(Part of a data file)
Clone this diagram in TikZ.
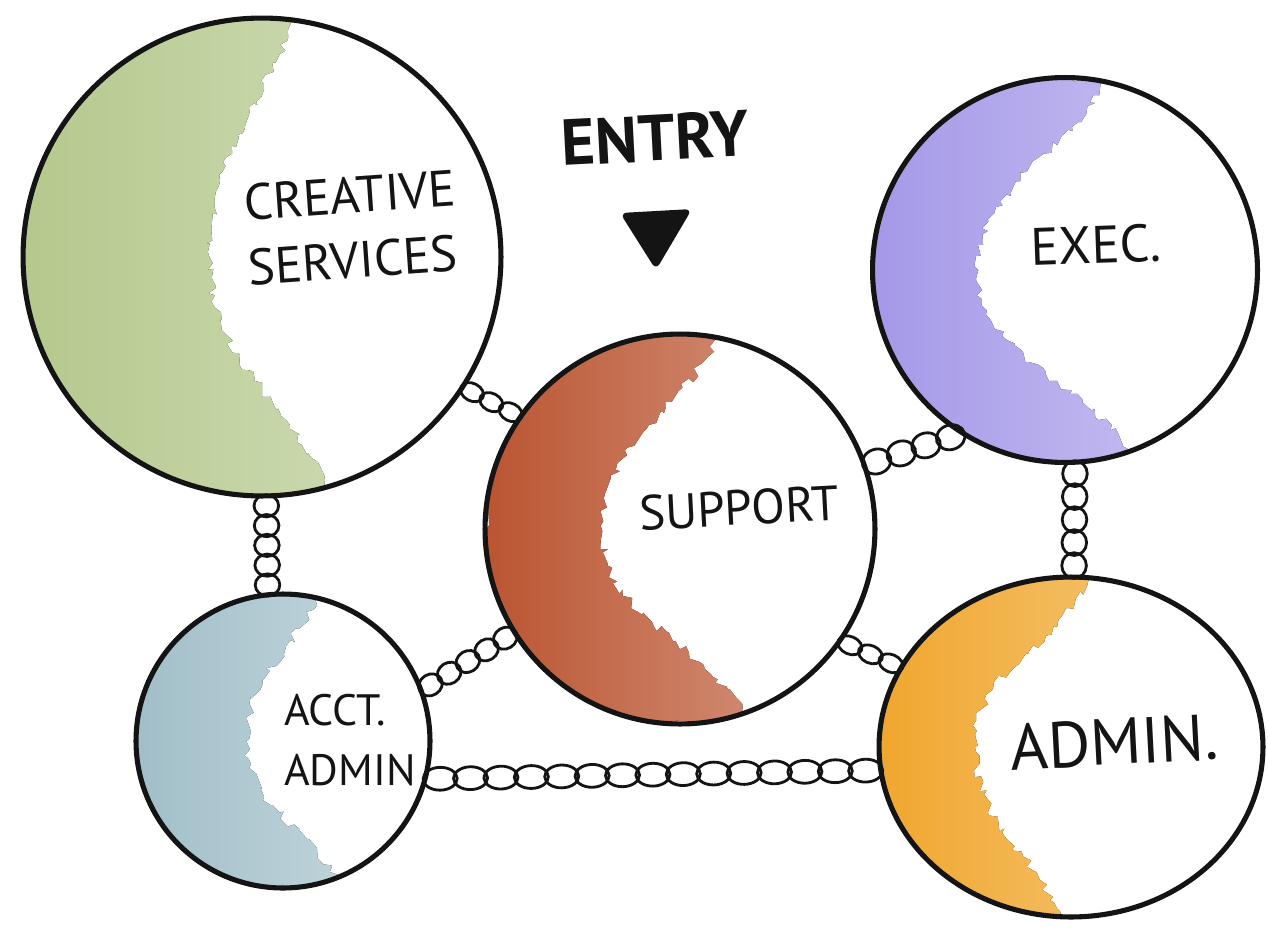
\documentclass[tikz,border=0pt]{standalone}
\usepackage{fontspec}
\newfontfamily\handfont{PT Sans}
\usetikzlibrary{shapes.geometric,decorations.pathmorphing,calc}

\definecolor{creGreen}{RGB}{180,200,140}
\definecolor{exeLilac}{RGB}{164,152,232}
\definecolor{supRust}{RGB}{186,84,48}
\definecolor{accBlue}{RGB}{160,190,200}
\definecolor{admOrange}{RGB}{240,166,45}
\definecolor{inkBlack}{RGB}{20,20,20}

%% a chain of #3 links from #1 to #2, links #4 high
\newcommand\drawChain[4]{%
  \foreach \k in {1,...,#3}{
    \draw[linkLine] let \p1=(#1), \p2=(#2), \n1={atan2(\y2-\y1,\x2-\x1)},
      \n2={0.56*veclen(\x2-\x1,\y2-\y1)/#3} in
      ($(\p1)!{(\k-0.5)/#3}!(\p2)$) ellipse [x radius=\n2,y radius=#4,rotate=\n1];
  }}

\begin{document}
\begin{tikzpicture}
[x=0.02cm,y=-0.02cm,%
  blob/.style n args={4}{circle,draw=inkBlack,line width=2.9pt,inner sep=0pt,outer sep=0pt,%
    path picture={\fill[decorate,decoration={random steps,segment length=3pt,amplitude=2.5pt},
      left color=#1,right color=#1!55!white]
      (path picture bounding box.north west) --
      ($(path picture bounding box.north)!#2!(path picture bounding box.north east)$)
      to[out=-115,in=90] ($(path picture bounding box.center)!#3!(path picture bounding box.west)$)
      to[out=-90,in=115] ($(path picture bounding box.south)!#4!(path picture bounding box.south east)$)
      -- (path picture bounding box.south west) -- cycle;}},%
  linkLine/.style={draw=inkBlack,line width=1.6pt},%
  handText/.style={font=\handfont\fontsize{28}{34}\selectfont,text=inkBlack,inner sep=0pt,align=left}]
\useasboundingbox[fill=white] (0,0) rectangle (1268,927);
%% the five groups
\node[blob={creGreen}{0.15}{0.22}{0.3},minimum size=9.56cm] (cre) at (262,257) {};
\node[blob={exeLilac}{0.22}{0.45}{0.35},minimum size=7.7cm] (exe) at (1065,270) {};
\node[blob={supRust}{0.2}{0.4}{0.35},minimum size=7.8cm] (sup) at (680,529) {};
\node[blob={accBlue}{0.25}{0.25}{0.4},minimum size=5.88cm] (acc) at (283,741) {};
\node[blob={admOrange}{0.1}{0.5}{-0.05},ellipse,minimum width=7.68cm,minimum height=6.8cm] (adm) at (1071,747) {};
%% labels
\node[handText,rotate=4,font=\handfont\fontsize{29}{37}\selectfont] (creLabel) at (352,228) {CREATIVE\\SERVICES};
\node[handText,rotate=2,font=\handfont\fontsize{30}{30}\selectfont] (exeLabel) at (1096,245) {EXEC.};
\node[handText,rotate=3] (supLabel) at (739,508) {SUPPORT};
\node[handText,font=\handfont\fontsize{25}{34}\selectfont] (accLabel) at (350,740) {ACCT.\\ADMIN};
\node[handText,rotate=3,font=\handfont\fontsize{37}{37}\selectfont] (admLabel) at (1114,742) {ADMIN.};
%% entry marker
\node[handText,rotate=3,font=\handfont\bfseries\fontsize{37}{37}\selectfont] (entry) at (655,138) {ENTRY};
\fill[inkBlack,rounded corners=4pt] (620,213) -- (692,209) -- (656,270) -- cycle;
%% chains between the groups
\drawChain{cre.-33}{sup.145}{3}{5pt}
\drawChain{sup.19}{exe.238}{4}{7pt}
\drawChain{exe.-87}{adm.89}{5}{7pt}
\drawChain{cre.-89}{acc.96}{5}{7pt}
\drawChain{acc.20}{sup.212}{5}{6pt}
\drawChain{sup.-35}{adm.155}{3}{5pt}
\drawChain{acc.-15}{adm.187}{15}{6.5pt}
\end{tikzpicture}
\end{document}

--

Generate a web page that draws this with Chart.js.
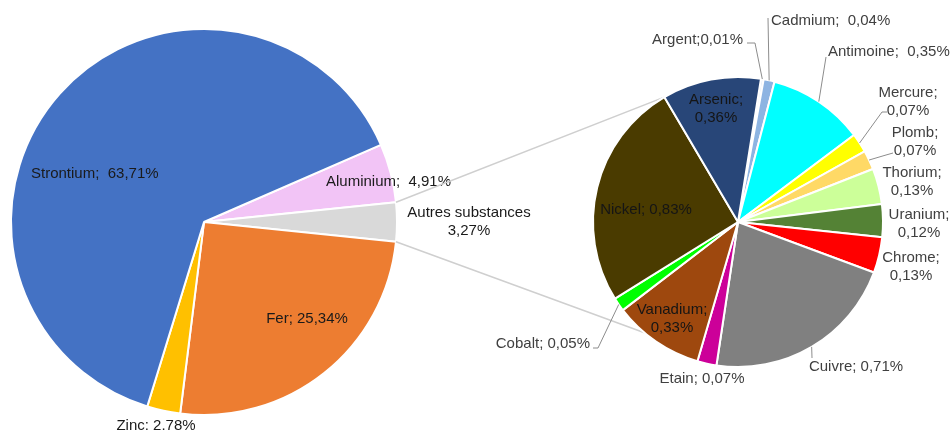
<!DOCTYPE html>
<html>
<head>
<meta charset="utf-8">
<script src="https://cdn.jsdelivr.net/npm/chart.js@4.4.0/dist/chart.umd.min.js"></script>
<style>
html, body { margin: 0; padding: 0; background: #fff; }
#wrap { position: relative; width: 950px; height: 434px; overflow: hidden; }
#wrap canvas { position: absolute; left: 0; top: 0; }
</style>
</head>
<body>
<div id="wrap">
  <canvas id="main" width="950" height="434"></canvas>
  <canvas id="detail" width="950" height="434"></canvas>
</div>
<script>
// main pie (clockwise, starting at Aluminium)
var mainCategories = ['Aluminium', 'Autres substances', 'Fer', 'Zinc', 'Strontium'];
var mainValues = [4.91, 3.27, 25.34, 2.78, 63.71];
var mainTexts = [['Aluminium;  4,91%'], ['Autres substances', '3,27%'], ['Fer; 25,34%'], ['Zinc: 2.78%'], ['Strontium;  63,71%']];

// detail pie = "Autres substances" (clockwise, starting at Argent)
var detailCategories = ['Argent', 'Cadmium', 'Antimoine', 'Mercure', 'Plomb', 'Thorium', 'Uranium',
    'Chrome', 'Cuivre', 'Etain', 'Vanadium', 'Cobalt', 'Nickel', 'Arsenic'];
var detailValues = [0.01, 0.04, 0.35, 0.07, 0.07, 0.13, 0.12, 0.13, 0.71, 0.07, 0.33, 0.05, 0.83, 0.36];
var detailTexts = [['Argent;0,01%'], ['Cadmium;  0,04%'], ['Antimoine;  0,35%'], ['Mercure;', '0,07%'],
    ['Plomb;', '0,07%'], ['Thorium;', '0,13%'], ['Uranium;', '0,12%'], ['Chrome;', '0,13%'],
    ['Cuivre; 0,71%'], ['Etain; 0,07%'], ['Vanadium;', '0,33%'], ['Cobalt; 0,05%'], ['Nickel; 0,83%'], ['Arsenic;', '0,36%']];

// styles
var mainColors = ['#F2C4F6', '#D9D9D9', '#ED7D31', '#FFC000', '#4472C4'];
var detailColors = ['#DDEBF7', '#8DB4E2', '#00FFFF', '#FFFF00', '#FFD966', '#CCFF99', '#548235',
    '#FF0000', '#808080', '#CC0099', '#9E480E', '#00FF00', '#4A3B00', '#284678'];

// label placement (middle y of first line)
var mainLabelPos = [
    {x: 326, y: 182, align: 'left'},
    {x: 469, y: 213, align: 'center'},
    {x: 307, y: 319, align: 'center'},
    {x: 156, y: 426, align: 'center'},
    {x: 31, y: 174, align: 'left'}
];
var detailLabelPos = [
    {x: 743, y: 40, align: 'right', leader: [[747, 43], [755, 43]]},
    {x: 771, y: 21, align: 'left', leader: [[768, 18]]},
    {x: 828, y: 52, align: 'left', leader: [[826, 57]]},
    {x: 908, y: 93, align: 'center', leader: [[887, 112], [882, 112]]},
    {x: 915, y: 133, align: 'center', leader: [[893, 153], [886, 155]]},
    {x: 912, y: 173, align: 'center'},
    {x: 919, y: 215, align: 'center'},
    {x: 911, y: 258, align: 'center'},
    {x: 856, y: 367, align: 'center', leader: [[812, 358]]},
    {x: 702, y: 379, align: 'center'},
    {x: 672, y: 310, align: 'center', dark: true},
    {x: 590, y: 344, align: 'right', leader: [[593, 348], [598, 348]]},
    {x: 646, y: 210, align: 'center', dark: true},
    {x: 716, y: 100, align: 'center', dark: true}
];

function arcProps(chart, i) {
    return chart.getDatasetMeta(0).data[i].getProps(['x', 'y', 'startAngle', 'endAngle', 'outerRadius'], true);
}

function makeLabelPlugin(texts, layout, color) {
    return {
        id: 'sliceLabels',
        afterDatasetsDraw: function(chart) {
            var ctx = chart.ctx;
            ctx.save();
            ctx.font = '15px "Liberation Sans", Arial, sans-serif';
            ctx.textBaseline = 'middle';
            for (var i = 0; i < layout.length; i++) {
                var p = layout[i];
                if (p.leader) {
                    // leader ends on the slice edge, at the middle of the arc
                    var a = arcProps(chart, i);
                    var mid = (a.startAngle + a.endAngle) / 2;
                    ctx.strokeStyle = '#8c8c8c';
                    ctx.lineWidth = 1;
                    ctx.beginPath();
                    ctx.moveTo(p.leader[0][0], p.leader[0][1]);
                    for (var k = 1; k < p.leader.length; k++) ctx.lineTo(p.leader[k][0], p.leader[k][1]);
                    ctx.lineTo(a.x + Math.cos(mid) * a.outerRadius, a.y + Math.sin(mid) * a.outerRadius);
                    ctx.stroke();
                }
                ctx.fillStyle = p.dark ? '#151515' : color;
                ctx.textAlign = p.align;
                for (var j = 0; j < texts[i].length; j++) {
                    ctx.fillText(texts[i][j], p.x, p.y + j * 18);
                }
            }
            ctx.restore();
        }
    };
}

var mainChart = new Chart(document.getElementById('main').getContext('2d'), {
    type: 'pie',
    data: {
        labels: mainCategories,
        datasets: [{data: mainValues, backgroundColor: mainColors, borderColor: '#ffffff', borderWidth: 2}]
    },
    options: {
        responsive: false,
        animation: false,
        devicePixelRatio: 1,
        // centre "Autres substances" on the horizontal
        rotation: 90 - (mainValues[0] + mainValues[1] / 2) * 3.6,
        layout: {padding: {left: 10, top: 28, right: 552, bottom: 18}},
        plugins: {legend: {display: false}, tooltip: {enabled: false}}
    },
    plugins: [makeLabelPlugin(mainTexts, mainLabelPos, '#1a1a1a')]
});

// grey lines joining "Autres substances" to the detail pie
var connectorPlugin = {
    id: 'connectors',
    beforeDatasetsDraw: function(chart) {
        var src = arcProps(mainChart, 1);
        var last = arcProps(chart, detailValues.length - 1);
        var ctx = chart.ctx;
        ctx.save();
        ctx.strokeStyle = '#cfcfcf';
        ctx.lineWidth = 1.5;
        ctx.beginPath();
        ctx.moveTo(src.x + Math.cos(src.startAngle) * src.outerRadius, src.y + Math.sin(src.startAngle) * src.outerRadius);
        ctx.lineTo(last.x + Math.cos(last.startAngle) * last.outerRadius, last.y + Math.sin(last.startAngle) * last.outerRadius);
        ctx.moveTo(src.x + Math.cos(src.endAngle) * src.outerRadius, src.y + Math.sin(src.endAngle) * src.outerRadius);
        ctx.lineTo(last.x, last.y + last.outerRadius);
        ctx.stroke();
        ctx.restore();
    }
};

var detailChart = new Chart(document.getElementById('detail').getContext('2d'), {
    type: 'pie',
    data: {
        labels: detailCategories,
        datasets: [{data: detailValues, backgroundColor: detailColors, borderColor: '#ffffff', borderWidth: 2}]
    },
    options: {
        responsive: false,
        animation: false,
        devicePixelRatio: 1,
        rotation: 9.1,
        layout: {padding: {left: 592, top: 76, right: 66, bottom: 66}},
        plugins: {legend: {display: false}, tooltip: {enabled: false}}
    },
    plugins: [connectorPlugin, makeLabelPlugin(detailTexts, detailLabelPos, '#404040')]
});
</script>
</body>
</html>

TASK DESCRIPTION
Say how many lines of the listing above contain "this", with no other words.

COMPLETED TASK
2